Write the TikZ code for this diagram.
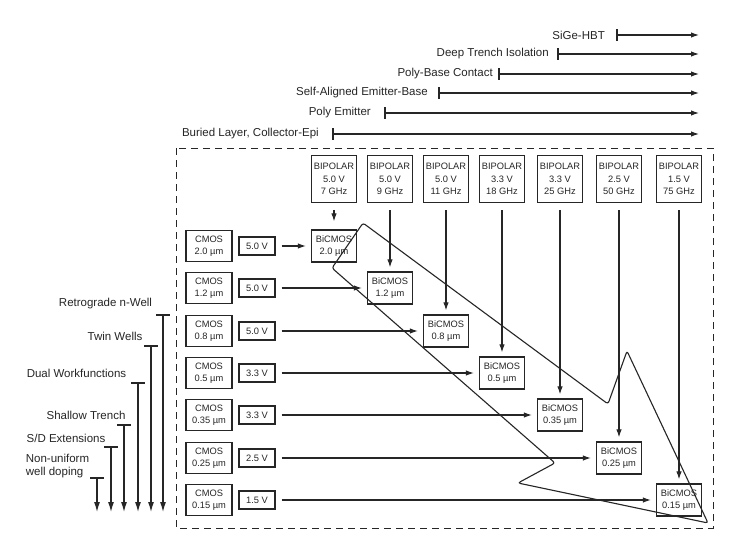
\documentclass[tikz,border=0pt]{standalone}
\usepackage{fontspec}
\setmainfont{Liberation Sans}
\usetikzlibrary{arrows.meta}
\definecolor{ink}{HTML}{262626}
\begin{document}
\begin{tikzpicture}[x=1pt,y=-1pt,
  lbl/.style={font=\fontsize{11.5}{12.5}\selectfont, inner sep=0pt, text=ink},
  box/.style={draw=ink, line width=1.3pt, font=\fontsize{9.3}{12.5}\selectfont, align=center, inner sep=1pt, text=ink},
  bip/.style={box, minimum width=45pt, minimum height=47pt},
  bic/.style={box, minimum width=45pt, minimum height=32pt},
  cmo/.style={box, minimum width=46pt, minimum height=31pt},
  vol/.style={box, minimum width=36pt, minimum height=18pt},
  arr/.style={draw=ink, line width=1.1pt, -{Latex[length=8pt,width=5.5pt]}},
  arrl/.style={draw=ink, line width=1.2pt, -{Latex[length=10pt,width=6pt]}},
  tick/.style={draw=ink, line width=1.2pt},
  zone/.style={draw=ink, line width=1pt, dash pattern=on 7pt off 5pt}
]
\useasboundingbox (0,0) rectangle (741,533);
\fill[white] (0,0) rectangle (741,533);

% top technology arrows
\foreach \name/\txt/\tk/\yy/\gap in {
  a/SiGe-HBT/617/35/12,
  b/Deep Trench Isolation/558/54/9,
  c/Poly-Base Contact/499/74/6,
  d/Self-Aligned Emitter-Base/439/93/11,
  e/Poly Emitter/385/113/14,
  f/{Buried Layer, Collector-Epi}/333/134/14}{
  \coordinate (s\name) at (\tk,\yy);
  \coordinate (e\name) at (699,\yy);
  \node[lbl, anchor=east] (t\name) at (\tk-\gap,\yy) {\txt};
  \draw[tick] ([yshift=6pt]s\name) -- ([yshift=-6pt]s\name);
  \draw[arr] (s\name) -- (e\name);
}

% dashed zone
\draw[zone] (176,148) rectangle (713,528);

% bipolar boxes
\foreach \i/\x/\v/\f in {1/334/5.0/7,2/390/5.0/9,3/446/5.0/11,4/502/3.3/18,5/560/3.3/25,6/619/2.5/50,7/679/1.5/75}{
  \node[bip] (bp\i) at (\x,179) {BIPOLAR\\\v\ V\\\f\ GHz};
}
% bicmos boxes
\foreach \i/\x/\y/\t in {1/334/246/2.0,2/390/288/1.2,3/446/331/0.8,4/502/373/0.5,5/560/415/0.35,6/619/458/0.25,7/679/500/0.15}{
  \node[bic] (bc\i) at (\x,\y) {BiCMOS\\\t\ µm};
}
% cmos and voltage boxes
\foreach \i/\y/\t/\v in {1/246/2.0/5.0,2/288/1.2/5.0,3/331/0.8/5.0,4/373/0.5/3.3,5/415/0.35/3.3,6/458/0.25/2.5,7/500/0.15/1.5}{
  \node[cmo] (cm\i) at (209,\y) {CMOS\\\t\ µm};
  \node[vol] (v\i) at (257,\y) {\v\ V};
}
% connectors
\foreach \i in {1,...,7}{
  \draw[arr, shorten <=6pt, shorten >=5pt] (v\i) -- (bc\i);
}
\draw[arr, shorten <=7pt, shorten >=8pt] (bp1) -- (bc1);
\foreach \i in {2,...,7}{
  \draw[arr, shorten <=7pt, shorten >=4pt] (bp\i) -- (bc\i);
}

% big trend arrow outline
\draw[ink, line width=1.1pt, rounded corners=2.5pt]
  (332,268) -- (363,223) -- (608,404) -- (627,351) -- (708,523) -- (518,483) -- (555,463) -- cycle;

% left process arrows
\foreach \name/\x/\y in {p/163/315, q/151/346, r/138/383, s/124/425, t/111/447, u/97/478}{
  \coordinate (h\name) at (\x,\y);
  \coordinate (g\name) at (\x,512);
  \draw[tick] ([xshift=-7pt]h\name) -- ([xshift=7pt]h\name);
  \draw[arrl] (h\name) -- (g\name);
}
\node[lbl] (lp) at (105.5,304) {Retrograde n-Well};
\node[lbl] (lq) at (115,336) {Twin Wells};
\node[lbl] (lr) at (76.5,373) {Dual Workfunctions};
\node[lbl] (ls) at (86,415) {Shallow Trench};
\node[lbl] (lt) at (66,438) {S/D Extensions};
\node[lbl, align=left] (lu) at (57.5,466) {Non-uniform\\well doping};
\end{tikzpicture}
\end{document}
== == ==
[TASK PROMPT]
Without including any pictures, reproduce the listing exactly.

[RESPONSE TO THE TASK]
Write the TikZ code for this diagram.
\documentclass[tikz,border=0pt]{standalone}
\usepackage{fontspec}
\setmainfont{Liberation Sans}
\usetikzlibrary{arrows.meta}
\definecolor{ink}{HTML}{262626}
\begin{document}
\begin{tikzpicture}[x=1pt,y=-1pt,
  lbl/.style={font=\fontsize{11.5}{12.5}\selectfont, inner sep=0pt, text=ink},
  box/.style={draw=ink, line width=1.3pt, font=\fontsize{9.3}{12.5}\selectfont, align=center, inner sep=1pt, text=ink},
  bip/.style={box, minimum width=45pt, minimum height=47pt},
  bic/.style={box, minimum width=45pt, minimum height=32pt},
  cmo/.style={box, minimum width=46pt, minimum height=31pt},
  vol/.style={box, minimum width=36pt, minimum height=18pt},
  arr/.style={draw=ink, line width=1.1pt, -{Latex[length=8pt,width=5.5pt]}},
  arrl/.style={draw=ink, line width=1.2pt, -{Latex[length=10pt,width=6pt]}},
  tick/.style={draw=ink, line width=1.2pt},
  zone/.style={draw=ink, line width=1pt, dash pattern=on 7pt off 5pt}
]
\useasboundingbox (0,0) rectangle (741,533);
\fill[white] (0,0) rectangle (741,533);

% top technology arrows
\foreach \name/\txt/\tk/\yy/\gap in {
  a/SiGe-HBT/617/35/12,
  b/Deep Trench Isolation/558/54/9,
  c/Poly-Base Contact/499/74/6,
  d/Self-Aligned Emitter-Base/439/93/11,
  e/Poly Emitter/385/113/14,
  f/{Buried Layer, Collector-Epi}/333/134/14}{
  \coordinate (s\name) at (\tk,\yy);
  \coordinate (e\name) at (699,\yy);
  \node[lbl, anchor=east] (t\name) at (\tk-\gap,\yy) {\txt};
  \draw[tick] ([yshift=6pt]s\name) -- ([yshift=-6pt]s\name);
  \draw[arr] (s\name) -- (e\name);
}

% dashed zone
\draw[zone] (176,148) rectangle (713,528);

% bipolar boxes
\foreach \i/\x/\v/\f in {1/334/5.0/7,2/390/5.0/9,3/446/5.0/11,4/502/3.3/18,5/560/3.3/25,6/619/2.5/50,7/679/1.5/75}{
  \node[bip] (bp\i) at (\x,179) {BIPOLAR\\\v\ V\\\f\ GHz};
}
% bicmos boxes
\foreach \i/\x/\y/\t in {1/334/246/2.0,2/390/288/1.2,3/446/331/0.8,4/502/373/0.5,5/560/415/0.35,6/619/458/0.25,7/679/500/0.15}{
  \node[bic] (bc\i) at (\x,\y) {BiCMOS\\\t\ µm};
}
% cmos and voltage boxes
\foreach \i/\y/\t/\v in {1/246/2.0/5.0,2/288/1.2/5.0,3/331/0.8/5.0,4/373/0.5/3.3,5/415/0.35/3.3,6/458/0.25/2.5,7/500/0.15/1.5}{
  \node[cmo] (cm\i) at (209,\y) {CMOS\\\t\ µm};
  \node[vol] (v\i) at (257,\y) {\v\ V};
}
% connectors
\foreach \i in {1,...,7}{
  \draw[arr, shorten <=6pt, shorten >=5pt] (v\i) -- (bc\i);
}
\draw[arr, shorten <=7pt, shorten >=8pt] (bp1) -- (bc1);
\foreach \i in {2,...,7}{
  \draw[arr, shorten <=7pt, shorten >=4pt] (bp\i) -- (bc\i);
}

% big trend arrow outline
\draw[ink, line width=1.1pt, rounded corners=2.5pt]
  (332,268) -- (363,223) -- (608,404) -- (627,351) -- (708,523) -- (518,483) -- (555,463) -- cycle;

% left process arrows
\foreach \name/\x/\y in {p/163/315, q/151/346, r/138/383, s/124/425, t/111/447, u/97/478}{
  \coordinate (h\name) at (\x,\y);
  \coordinate (g\name) at (\x,512);
  \draw[tick] ([xshift=-7pt]h\name) -- ([xshift=7pt]h\name);
  \draw[arrl] (h\name) -- (g\name);
}
\node[lbl] (lp) at (105.5,304) {Retrograde n-Well};
\node[lbl] (lq) at (115,336) {Twin Wells};
\node[lbl] (lr) at (76.5,373) {Dual Workfunctions};
\node[lbl] (ls) at (86,415) {Shallow Trench};
\node[lbl] (lt) at (66,438) {S/D Extensions};
\node[lbl, align=left] (lu) at (57.5,466) {Non-uniform\\well doping};
\end{tikzpicture}
\end{document}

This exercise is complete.